Editor: Governor Cuomo has proposed some significant changes to New York’s Brownfield Cleanup Program (BCP). What is driving the governor to propose these changes at this time?
Flynn: There are really two drivers. One driver is that the existing Brownfield Cleanup Program has a statutory sunset date of December 2015. Without any action, the program will end. The second driver is that concerns have been raised that the program is a bit too rich and perhaps not targeted as well as it could be to those areas that are really in need of redevelopment.
There have been several examples of the program being used in projects that probably didn’t need BCP benefits to move forward. These projects were located in areas that had high real estate values and high demand, yet the program provided these projects some very substantial benefits. The sense was that the program could be better targeted to areas upstate and to cities that really need it.
Editor: What are some of the more significant changes that have been proposed for the BCP?
Flynn: One significant change would be to extend the program an additional 10 years to 2025. That certainly would be helpful as it has evolved into a very important economic development tool for the state. Another change would be to reduce the amount of benefits that are available for projects. This change is concerning because the program has worked so well, and cutting benefits could have unintended consequences.
The cost-saving proposal would change how you calculate the necessary costs of cleanup. That number is used to then determine the amount of refundable redevelopment credits. In sum, it would reduce the pool of costs that are counted as being costs of remediation of a site, and that ripples through the calculation of how many credits would be available on the redevelopment side.

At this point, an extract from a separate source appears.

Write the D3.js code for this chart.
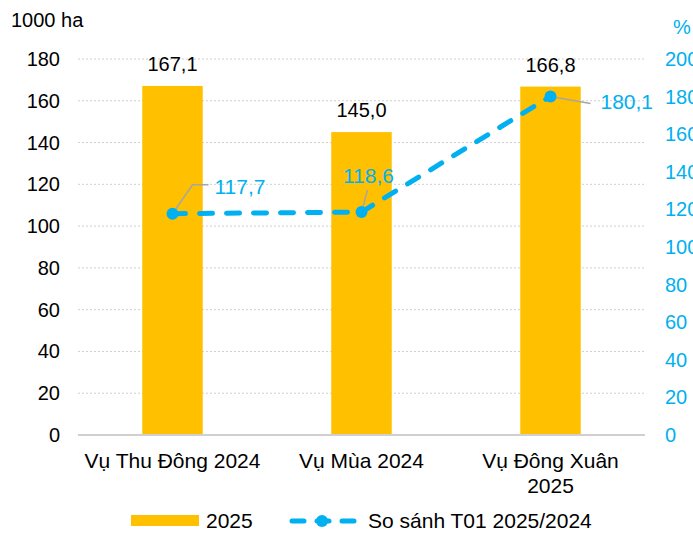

The proposal includes other significant changes to the program as well. One deals with eligibility for the redevelopment tax credits. The governor is proposing three criteria for property eligibility. There’s the vacancy criteria in which the property would need to be vacant for 15 years or both vacant and tax-delinquent for 10 years. Then there’s the “underwater test,” which is where a remediated property would be worth less than the actual cost of the cleanup. A third criteria is a “priority economic development project” – one that is designated as a priority by Empire State Development. A property would need to meet one of these criteria to be eligible for tangible property tax credits.
Editor: Has there been pushback on the governor’s proposal?
Flynn: There has been pushback on the fiscal front in terms of the costs of this program. It’s not inexpensive, and some are asking, “Are we getting enough as a state from our investment?” The perfect economic incentive is when there is enough funding to move a project forward, but not more than is needed. This is when concerns of over-incentivizing arise. I honestly don’t think we’ve been offering too much incentive, given the many projects the program’s been able to move forward. It's important to remember what things were like before we had the BCP. There’s always some concern that the BCP allows people to get away with lesser remedies, leaving more contamination behind. To a certain extent that’s correct, but it also brings a practical approach to the cleanup because the remediation of the property reflects its end use.
Editor: What are the prospects for the legislature making these proposed changes?
Flynn: There’s no question that the program will be modified. There is a fairly strong, broad-based push to keep the BCP going, and to do that, action needs to be taken by next year. I’m hopeful that the legislature and the governor’s office will consider the constructive criticism that’s being raised so that at the end of the day, we’ll have a program that continues to work and drive economic development in the state.